I’ve been using the Gemini Pro model for audio transcription tasks, and while the transcription quality is generally impressive, I’ve encountered significant issues with the accuracy of the generated timestamps.
However, we saw the new experimental LearnLM model is able to give proper timestamps for transcriptions.
Hi @Sahil_Alam, Welcome to the forum!
Which Gemini pro model version you were earlier using?? 001 or 002 ??
Hi @Govind_Keshari , we are using 002 version of gemini pro model
Hey @Sahil_Alam,
There is some issue with 002 version while doing audio transcription task, this is already escalated to the internal team.
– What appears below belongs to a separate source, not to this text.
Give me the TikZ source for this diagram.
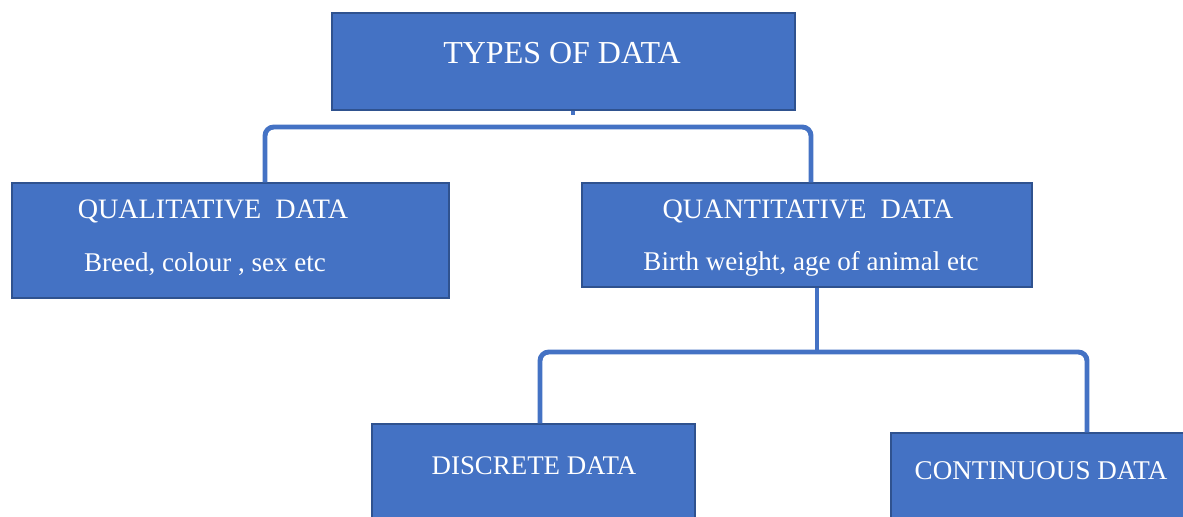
\documentclass[tikz,border=0pt]{standalone}
\usepackage{fontspec}
\setmainfont{Liberation Serif}
\usetikzlibrary{positioning}
\definecolor{boxblue}{HTML}{4472C4}
\definecolor{boxedge}{HTML}{2F528F}
\tikzset{
    box/.style={draw=boxedge, fill=boxblue, line width=0.8pt, inner sep=0pt}, % blue boxes
    txt/.style={text=white, inner sep=0pt, anchor=center}, % white labels
    link/.style={draw=boxblue, line width=2.8pt, rounded corners=5pt}, % brackets
}

\begin{document}
\begin{tikzpicture}[x=0.02cm, y=-0.02cm,
    big/.style={txt, font=\fontsize{18.2}{20}\selectfont},
    caps/.style={txt, font=\fontsize{16}{18}\selectfont},
    mid/.style={txt, font=\fontsize{15.4}{18}\selectfont},
    small/.style={txt, font=\fontsize{15.3}{17}\selectfont}
]
    \clip (0,0) rectangle (1183,517);
    \useasboundingbox (0,0) rectangle (1183,517);

    % --- Boxes ---
    \node[box, minimum width=9.26cm, minimum height=1.94cm] (types) at (563.5,61.5) {};
    \node[box, minimum width=8.74cm, minimum height=2.30cm] (quali) at (230.5,240.5) {};
    \node[box, minimum width=9.00cm, minimum height=2.08cm] (quanti) at (807,235) {};
    \node[box, minimum width=6.46cm, minimum height=2.12cm] (discrete) at (533.5,477) {};
    \node[box, minimum width=6.18cm, minimum height=1.94cm] (continuous) at (1045.5,481.5) {};

    % --- Texts ---
    \node[big] (typestxt) at (562,53) {TYPES OF DATA};
    \node[caps] (qualitxt) at (213,211) {QUALITATIVE\ \ DATA};
    \node[mid] (qualiex) at (205,264) {Breed, colour , sex etc};
    \node[caps] (quantitxt) at (808,211) {QUANTITATIVE\ \ DATA};
    \node[mid] (quantiex) at (811,264) {Birth weight, age of animal etc};
    \node[small] (discretetxt) at (534,466) {DISCRETE DATA};
    \node[mid] (continuoustxt) at (1041,471) {CONTINUOUS DATA};

    % --- Brackets ---
    \coordinate (j1) at (573,127);
    \coordinate (q1) at (265,127);
    \coordinate (q2) at (811,127);
    \coordinate (j2) at (817,352);
    \coordinate (d1) at (540,352);
    \coordinate (d2) at (1087,352);

    \draw[link] (types.south -| j1) -- ++(0,4);
    \draw[link] (quali.north -| q1) -- (q1) -- (q2) -- (quanti.north -| q2);
    \draw[link] (quanti.south -| j2) -- (j2);
    \draw[link] (discrete.north -| d1) -- (d1) -- (d2) -- (continuous.north -| d2);

\end{tikzpicture}
\end{document}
I recommend using 001 version as of now. If not using for production task, then keep on using experimental LearnLM model.
Thanks for the suggestion , it seems to be doing well with 001, is there a tracker where we can see the progress on this issue for the latest pro model.
Hey @Sahil_Alam ,
There is no tracker as such but you can follow the release notes for the updates here
Sure, thank you @Govind_Keshari for your help
Hi @Govind_Keshari, can you update if there’s still an issue with gemini pro 002 for audio transcription? If so, can you give more details about the issue?
Hey @Moe_K, Welcome to the forum !!!
Whatever the issue was in previous model, our team tries to resolve in the upcoming model. So, you can try recently released “2.0-flash-exp”.